A las 4, Lurbe fue enviado, esposado, a la 2ª de Berisso. Hasta las 8 de la mañana lo mantuvieron sin recibir un vaso de agua. Luego, en un tardío reflejo legal, lo trasladaron a la fiscalía de turno, a cargo de Leandro Heredia, en La Plata. Ante el deplorable estado en el que se encontraba, ni Heredia ni el defensor José Luis María Villada le quisieron tomar declaración. Pidieron a los médicos del Poder Judicial que lo revisaran y luego lo devolvieron a la 2ª para que procediera a la inmediata libertad. La inmediatez policial recién se cumplió una hora y media más tarde, sin razón para la demora. Sólo al salir de la 2ª Lurbe pudo internarse en el Hospital de Berisso. La versión policial apuntó contra el Maldito Cordón de la Vereda: el maxilar y el tabique nasal de Lurbe se fracturaron al tropezar y golpearse contra el cordón. De paso, lo acusaron de resistencia a la autoridad.
En julio pasado, la Asociación Bru recibió la denuncia de la madre de un menor. El 14 de ese mes, M., de 16 años, fue detenido a las 8 de la mañana por un cabo de la Comisaría 11ª de Ringuelet. El adolescente se dirigía a su trabajo en automóvil junto a un familiar. El cabo le apuntó con su arma y lo trasladó a la seccional. Allí lo obligaron a desnudarse y a arrodillarse de cara a la pared. Según la denuncia, después empezó la lluvia de golpes. Los guardianes del orden pretendían que los golpes ablandaran al joven al punto de que confesara haber cometido un robo junto a su hermano. Pero antes de los golpes, cumpliendo con los trámites procesales, el menor fue conducido ante el Cuerpo Médico policial, para que se constatara que no había sido golpeado. “Nos vemos después”, le susurraron al oído mientras lo dejaban en manos de la ciencia.
La madre de M. jamás pudo acercarse a su hijo menor de edad. Ya en la comisaría se inició el ablande con el objetivo de arrancarle una confesión. Los policías conocían cómo argumentar ante la Justicia. Repartieron puntapiés y golpes de puño envueltos en una toalla.
La insistencia de la madre de M. logró, finalmente, abrir una segunda denuncia y realizar una segunda ronda de revisión médica. Allí fue que se constataron las lesiones. Según la madre, la detención de M. no figura en el libro de entradas, lo que implica una falta gravísima ya que se trata de un menor de edad. Desde antes de ser detenido, M. era constantemente hostigado por los policías.

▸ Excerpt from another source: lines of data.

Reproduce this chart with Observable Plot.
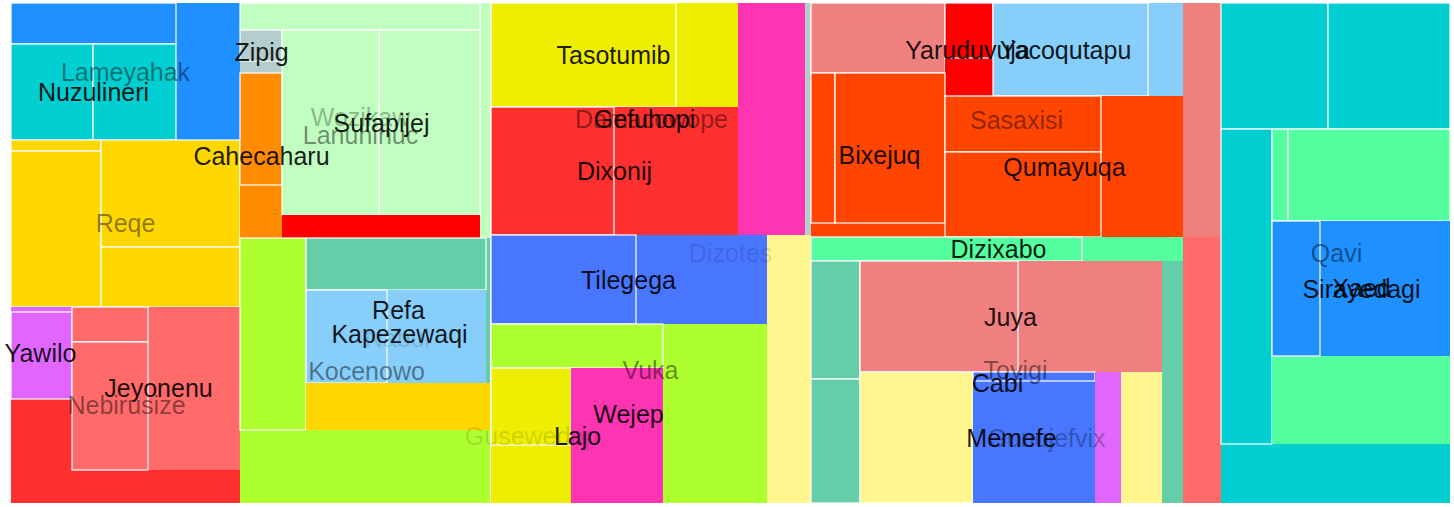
<!DOCTYPE html>
<html>
<head>
<meta charset="utf-8">
<script src="https://cdn.jsdelivr.net/npm/d3@7"></script>
<script src="https://cdn.jsdelivr.net/npm/@observablehq/plot@0.6"></script>
<style>
  html, body { margin: 0; padding: 0; background: #ffffff; }
  svg { display: block; }
</style>
</head>
<body>
<div id="chart"></div>
<script>
// Treemap tiles (x0, x1, y0, y1 in layout units; 1440 x 500 layout)
const tileX0 = [1,1,1,83,1,1,1,91,91,1,1,1,62,62,62,
  230,230,230,230,230,230,272,369,272,230,230,296,296,296,296,296,
  481,481,481,481,481,728,481,481,481,481,481,481,481,561,
  801,801,935,935,983,983,801,801,825,935,935,935,801,801,801,801,801,801,850,850,850,850,963,963,1085,
  1211,1211,1318,1211,1262,1262,1278,1262,1262];
const tileX1 = [230,166,83,166,230,91,91,230,230,230,62,62,230,138,138,
  480,470,272,272,272,272,369,470,470,480,296,480,476,476,377,480,
  801,728,666,728,604,795,801,757,626,757,653,561,561,653,
  1211,935,983,983,1173,1138,935,825,935,1173,1091,1091,1211,1173,1072,1173,850,850,1152,1008,1152,963,1085,1085,1111,
  1440,1318,1440,1262,1440,1278,1440,1440,1310];
const tileY0 = [0,0,41,41,137,137,148,137,244,304,304,309,304,304,339,
  0,0,27,27,70,70,27,27,212,235,235,235,235,287,287,380,
  0,0,0,104,104,0,232,232,232,321,321,365,365,365,
  0,0,0,0,0,0,70,70,70,93,93,149,234,234,234,258,258,376,258,258,369,369,369,369,369,
  0,0,0,126,126,126,126,218,218];
const tileY1 = [137,41,137,137,304,148,304,244,304,500,396,396,467,339,467,
  235,27,70,58,235,182,212,212,235,500,427,380,287,380,380,427,
  232,104,104,232,232,232,500,321,321,500,365,500,442,500,
  234,70,93,55,93,93,234,220,220,234,149,234,500,258,258,500,376,500,369,369,500,500,500,378,500,
  500,126,126,441,441,218,218,353,353];
const tileColor = ["dodgerblue","dodgerblue","darkturquoise","darkturquoise","gold","gold","gold","gold","gold","firebrick1","mediumorchid1","mediumorchid1","indianred1","indianred1","indianred1",
  "darkseagreen1","darkseagreen1","lightcyan3","lightcyan3","darkorange","darkorange","darkseagreen1","darkseagreen1","red","greenyellow","greenyellow","mediumaquamarine","mediumaquamarine","lightskyblue","lightskyblue","gold",
  "lightcyan3","yellow2","yellow2","firebrick1","firebrick1","maroon1","khaki1","royalblue1","royalblue1","greenyellow","greenyellow","yellow2","yellow2","maroon1",
  "lightcoral","lightcoral","red","red","lightskyblue","lightskyblue","orangered","orangered","orangered","orangered","orangered","orangered","indianred1","seagreen1","seagreen1","mediumaquamarine","mediumaquamarine","mediumaquamarine","lightcoral","lightcoral","khaki1","khaki1","royalblue1","royalblue1","mediumorchid1",
  "darkturquoise","darkturquoise","darkturquoise","darkturquoise","seagreen1","seagreen1","seagreen1","dodgerblue","dodgerblue"];
const tileLeaf = [0,1,1,1,0,1,1,1,1,0,0,1,0,1,1,
  0,1,0,1,0,1,1,1,0,0,1,0,1,0,1,0,
  0,0,1,0,1,0,0,0,1,0,1,0,1,0,
  0,1,0,1,0,1,0,1,1,0,1,1,0,0,1,0,1,1,0,1,0,1,0,1,0,
  0,1,1,1,0,1,1,0,1];

const palette = {
  dodgerblue: "#1e90ff", darkturquoise: "#00ced1", gold: "#ffd700", firebrick1: "#ff3030",
  mediumorchid1: "#e066ff", indianred1: "#ff6a6a", darkseagreen1: "#c1ffc1", lightcyan3: "#b4cdcd",
  darkorange: "#ff8c00", red: "#ff0000", greenyellow: "#adff2f", mediumaquamarine: "#66cdaa",
  lightskyblue: "#87cefa", yellow2: "#eeee00", maroon1: "#ff34b3", khaki1: "#fff68f",
  royalblue1: "#4876ff", lightcoral: "#f08080", orangered: "#ff4500", seagreen1: "#54ff9f"
};

// Labels
const labelName = ["Lameyahak","Nuzulineri","Zipig","Cahecaharu","Wozikaw","Lanuhinuc","Sufapijej","Reqe","Yawilo","Jeyonenu","Nebirusize",
  "Refa","Nabul","Kapezewaqi","Kocenowo","Gusewedop","Tasotumib","Damacowope","Gefuhopi","Dixonij","Tilegega","Dizotes","Vuka","Wejep","Lajo",
  "Yaruduvuja","Yacoqutapu","Sasaxisi","Bixejuq","Qumayuqa","Dizixabo","Juya","Toyigi","Cabi","Gunojefvix","Memefe","Qavi","Xaed","Sirayedagi"];
const labelX = [115,83,251,251,350,350,371,115,30,148,116,
  388,387,389,356,521,603,641,634,604,618,720,640,618,567,
  957,1055,1006,869,1054,988,1000,1005,987,1036,1001,1326,1351,1351];
const labelY = [69,89,49,153,114,132,120,220,350,385,402,
  307,335,331,368,433,52,116,116,168,277,250,367,411,433,
  47,47,117,152,164,246,314,367,380,435,435,250,285,286];
// level: 0 = top group (faded), 1 = sub group (solid), 2 = faint group, 3 = half group
const labelLevel = [0,1,1,1,3,0,1,0,1,1,0,
  1,2,1,0,2,1,0,1,1,1,2,0,1,1,
  1,1,0,1,1,1,1,0,1,3,1,0,1,1];

const tiles = tileX0.map((x0, i) => ({x0, x1: tileX1[i], y0: tileY0[i], y1: tileY1[i], color: tileColor[i], leaf: tileLeaf[i]}));
const labels = labelName.map((name, i) => ({name, x: labelX[i], y: labelY[i], level: labelLevel[i]}));
const levelOpacity = [0.45, 0.9, 0.13, 0.3];

const chart = Plot.plot({
  width: 1454,
  height: 507,
  marginLeft: 10,
  marginRight: 4,
  marginTop: 3,
  marginBottom: 4,
  x: {domain: [0, 1440], axis: null},
  y: {domain: [0, 500], reverse: true, axis: null},
  style: {background: "#ffffff"},
  marks: [
    Plot.rect(tiles, {
      x1: "x0", x2: "x1", y1: "y0", y2: "y1",
      fill: d => palette[d.color],
      stroke: "white",
      strokeWidth: 1.2,
      strokeOpacity: d => d.leaf ? 1 : 0
    }),
    Plot.text(labels, {
      x: "x", y: "y", text: "name",
      fill: "black",
      fillOpacity: d => levelOpacity[d.level],
      fontSize: 25,
      fontFamily: "Liberation Sans, Arial, sans-serif"
    })
  ]
});
document.getElementById("chart").appendChild(chart);
</script>
</body>
</html>
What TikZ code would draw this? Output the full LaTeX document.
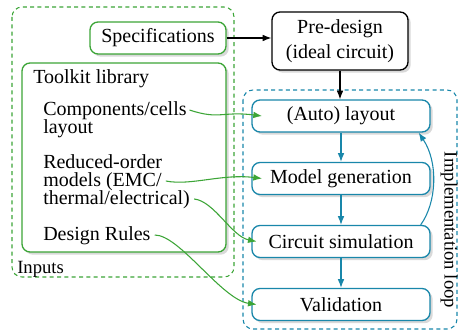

Luego de su liberación, el joven permanece encerrado en su casa aterrorizado. La presión ahora se extendió al resto de la familia. Según señalan los familiares de M., no es éste el único caso de menores arbitrariamente detenidos en el barrio. Según la madre de M., en la comisaría intentaron tomar una foto de su hijo con un cartel en el que habían escrito su apellido, aunque en teoría no pudieron hacerlo porque carecían de rollos fotográficos.
Los casos de Lurbes y de M. forman parte de las 78 denuncias recibidas por la Asociación Miguel Bru (ver aparte) y dos de las que su equipo de abogados patrocina contra los métodos de impunidad más habituales de la Maldita Policía.